Anyone out there know the best parallel algorithm for large
integer multiplication, and where I could find a reference
for it?  Please reply via e-mail, as I don't track this
newsgroup.  Thanks in advance.

--Barry Fagin

(barry.fagin@dartmouth.edu, ...!dartmouth!eleazar!fagin

pratt@polya.Stanford.EDU (Vaughan R. Pratt) (12/04/89)

The best parallel algorithm for integer multiplication requires time
O(log n) on n^3 processors (whence this problem is in NC).  It is due
to the Australian computer scientist Chris Wallace, who found it in
1964 or so while working in the US on the Illiac I.  This gave rise to
the so-called Wallace tree, for which one can buy an integrated circuit
off the shelf any number of which can be connected together to form an
O(log n) multiplier.

Multiplication of a*b can be described as adding together up to n
copies of a, one copy for each 1 bit of b, each copy shifted according
to the position of that 1 bit.  Forming these addends takes constant
time with unbounded fanout, or log n with fanout 2.  By balancing the n
additions they can be carried out in parallel in time log n times the
time for one addition.  By using one of various carry-save schemes
involving redundant representation (e.g. Avizienis notation, sum-carry
representation, etc.) each addition can be performed in constant time.
Conversion from the redundant form to binary at the end takes an
additional log n; if sum-carry representation is used this simply
amounts to adding the sum vector to the shifted carry vector as
ordinary binary numbers.

I don't know who first adapted Wallace's hardware method to SIMD
parallel computation.  An early paper doing so appears in STOC-74, the
journal version of which is Pratt and Stockmeyer, "A Characterization
of the Power of Vector Machines", JCSS, 12, 2, 1976, 198-221.
					Vaughan Pratt
-- 
		_______________________________________________________
		Vaughan Pratt   pratt@polya.stanford.edu   415-494-2545
		=======================================================

mohamed@uunet.UU.NET (Moataz Mohamed) (12/04/89)
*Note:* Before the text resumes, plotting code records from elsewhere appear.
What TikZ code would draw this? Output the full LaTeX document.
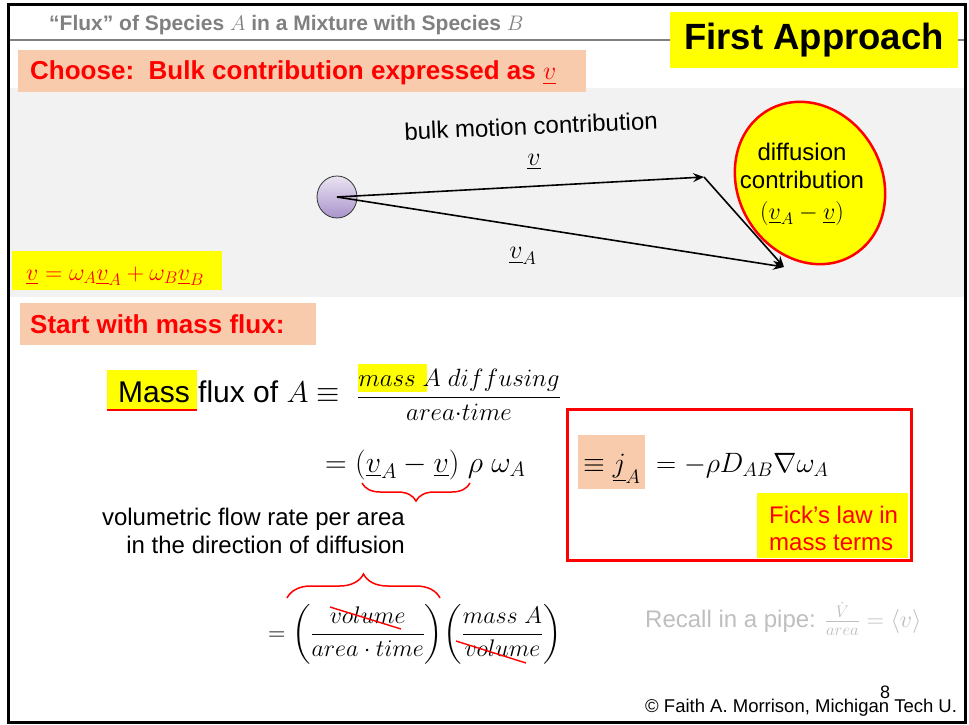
\RequirePackage{fix-cm}
\documentclass[tikz,border=0pt]{standalone}
\usepackage{amsmath}
\usepackage{fontspec}
\setmainfont{Liberation Sans}
\usetikzlibrary{arrows.meta,decorations.pathreplacing,shapes.geometric}
\definecolor{peach}{HTML}{F8CBAD}
\definecolor{hlyellow}{HTML}{FFFF00}
\definecolor{bandgray}{HTML}{F2F2F2}
\definecolor{hdrgray}{HTML}{808080}
\definecolor{lightgray}{HTML}{BFBFBF}
\definecolor{ballhi}{HTML}{EAE4F2}
\definecolor{balllo}{HTML}{A993CC}
\newcommand{\uvec}[1]{\underline{#1}}
\newcommand{\fsz}[1]{\fontsize{#1}{#1}\selectfont}
\tikzset{
  vecarrow/.style={line width=1.6pt,-{Stealth[length=11pt,width=9pt,inset=4pt]}},
  redbrace/.style={red,line width=1.5pt,decorate,decoration={brace,amplitude=#1}},
  strike/.style={red,line width=1.4pt},
  lbl/.style={inner sep=0pt},
}
\begin{document}
\begin{tikzpicture}[x=1pt,y=-1pt]
\useasboundingbox (0,0) rectangle (969,725);
\fill[white] (0,0) rectangle (969,725);
% bands and frame
\fill[bandgray] (9,88) rectangle (964,297);
\draw[hdrgray,line width=1.5pt] (9,40) -- (964,40);
% header
\node[lbl,anchor=base west,text=hdrgray,font=\bfseries\fsz{21}] (hdr) at (49,31) {“Flux” of Species $A$ in a Mixture with Species $B$};
\node[fill=hlyellow,minimum width=288pt,minimum height=56pt,inner sep=0pt,font=\bfseries\fsz{36.5}] (fa) at (814,40) {First Approach};
% choose box
\fill[peach] (18,50) rectangle (586,92);
\node[lbl,anchor=base west,text=red,font=\bfseries\fsz{26}] (choose) at (30,80) {Choose:\ \ Bulk contribution expressed as $\uvec{v}$};
% ellipse
\draw[red,line width=2.5pt,fill=hlyellow] (810,183) ellipse [x radius=72,y radius=84,rotate=30];
\node[lbl,font=\fsz{24},align=center] (diff) at (802,152) {diffusion};
\node[lbl,font=\fsz{24},align=center] (contr) at (802,180) {contribution};
\node[lbl,font=\fsz{24}] (dv) at (802,213) {$(\uvec{v}_A-\uvec{v})$};
% particle and vectors
\shade[top color=ballhi,bottom color=balllo,draw=black!80,line width=0.8pt] (337,197) ellipse [x radius=20,y radius=21];
\coordinate (p) at (337,197);
\coordinate (t1) at (704,177);
\coordinate (t2) at (784,267);
\draw[vecarrow] (p) -- (t1);
\draw[vecarrow] (p) -- (t2);
\draw[vecarrow] (t1) -- (t2);
\node[lbl,rotate=2.5,font=\fsz{24}] (bulk) at (531,126) {bulk motion contribution};
\node[lbl,font=\fsz{26}] (vlab) at (534,162) {$\uvec{v}$};
\node[lbl,font=\fsz{26}] (valab) at (523,256) {$\uvec{v}_A$};
% mixture velocity
\fill[hlyellow] (12,251) rectangle (222,290);
\node[lbl,anchor=base west,text=red,font=\fsz{24}] (mixv) at (26,280) {$\uvec{v}=\omega_A\uvec{v}_A+\omega_B\uvec{v}_B$};
% start box
\fill[peach] (20,303) rectangle (316,345);
\node[lbl,anchor=base west,text=red,font=\bfseries\fsz{26}] (start) at (30,333) {Start with mass flux:};
% mass flux definition
\fill[hlyellow] (107,370) rectangle (197,409);
\draw[red,line width=2pt] (107,410) -- (197,410);
\fill[hlyellow] (358,364) rectangle (427,392);
\node[lbl,anchor=base west,font=\fsz{30}] (mflux) at (118,402) {Mass flux of $A\equiv$};
\node[lbl,anchor=west,font=\fsz{25}] (frac1) at (357,395) {$\dfrac{mass\;A\;diffusing}{area{\cdot}time}$};
\node[lbl,anchor=base west,font=\fsz{30}] (eq2) at (325,472) {$=(\uvec{v}_A-\uvec{v})\;\rho\;\omega_A$};
\draw[redbrace=18pt] (470,483) -- (362,483);
\node[lbl,anchor=base east,font=\fsz{24}] (vfr) at (405,525) {volumetric flow rate per area};
\node[lbl,anchor=base east,font=\fsz{24}] (dir) at (405,553) {in the direction of diffusion};
\draw[redbrace=24pt] (287,598) -- (440,598);
\node[lbl,anchor=west,font=\fsz{24}] (eq3) at (268,634) {$=\left(\dfrac{volume}{area\cdot time}\right)\!\left(\dfrac{mass\;A}{volume}\right)$};
\draw[strike] (330,607) -- (401,629);
\draw[strike] (456,641) -- (526,663);
% Fick box
\draw[red,line width=3pt] (567,409) rectangle (911,560);
\fill[peach] (578,435) rectangle (645,489);
\node[lbl,anchor=base west,font=\fsz{28}] (fick) at (583,472) {$\equiv\uvec{j}_A\;=-\rho D_{AB}\nabla\omega_A$};
\fill[hlyellow] (757,493) rectangle (908,558);
\node[lbl,anchor=base west,text=red,font=\fsz{24}] (fick1) at (769,523) {Fick’s law in};
\node[lbl,anchor=base west,text=red,font=\fsz{24}] (fick2) at (769,550) {mass terms};
% recall
\node[lbl,anchor=base west,text=lightgray,font=\fsz{24}] (recall) at (645,627) {Recall in a pipe: $\frac{\dot V}{area}=\langle v\rangle$};
% footer
\node[lbl,anchor=base west,font=\fsz{18.5}] (copy) at (645,712) {© Faith A. Morrison, Michigan Tech U.};
\node[lbl,font=\rmfamily\fsz{18}] (pg) at (885,692) {8};
\draw[line width=3pt] (8,5) rectangle (965,722);
\end{tikzpicture}
\end{document}
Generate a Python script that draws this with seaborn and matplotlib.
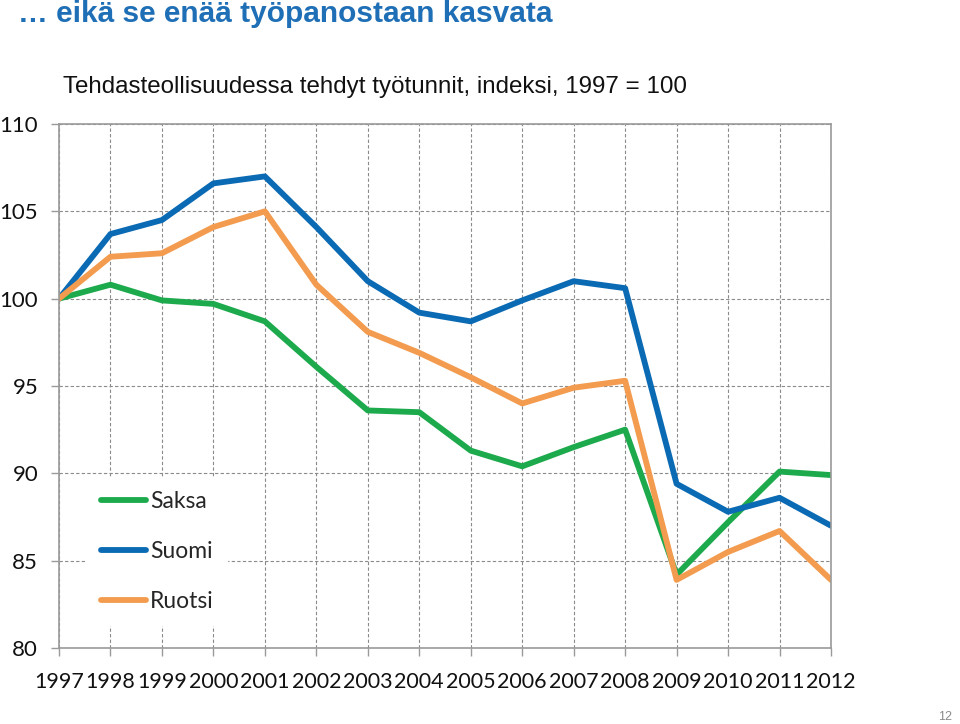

fagin@eleazar.dartmouth.edu (Barry S. Fagin) writes:

>Anyone out there know the best parallel algorithm for large
>integer multiplication, and where I could find a reference
>for it?  

Shinji Nakamura "Algorithms for iterative array multiplication",
IEEE Transaction of Computers, Aug 1986.

The above paper presents iterative array (systolic) parallel algorithms
for integer multiplication. One of the algorithms persented employs
folding  to reduce the carry delay to "n". However, if you are interested
in building a chip, I would encourage you to think twice before doing it.
I actually designed and implemented (layout and simulations) a chip 
for the algorithm. The problems arise from the fact that the folded
array is triangular which creates lots of layout problems and thus the 
delays encoutered due to long wires actually exceed the predicted 
theoretical result.

>--Barry Fagin

>(barry.fagin@dartmouth.edu, ...!dartmouth!eleazar!fagin


.. Moataz Mohamed

mohamed@cs.uoregon.edu

CIS Dept. 
Univ. of Oregon
Eugene, OR 97403

=============================================================================
"People do different things out of the same motives, yet they sometimes do the
same things for dramatically different reasons" --Nobody you know!
=============================================================================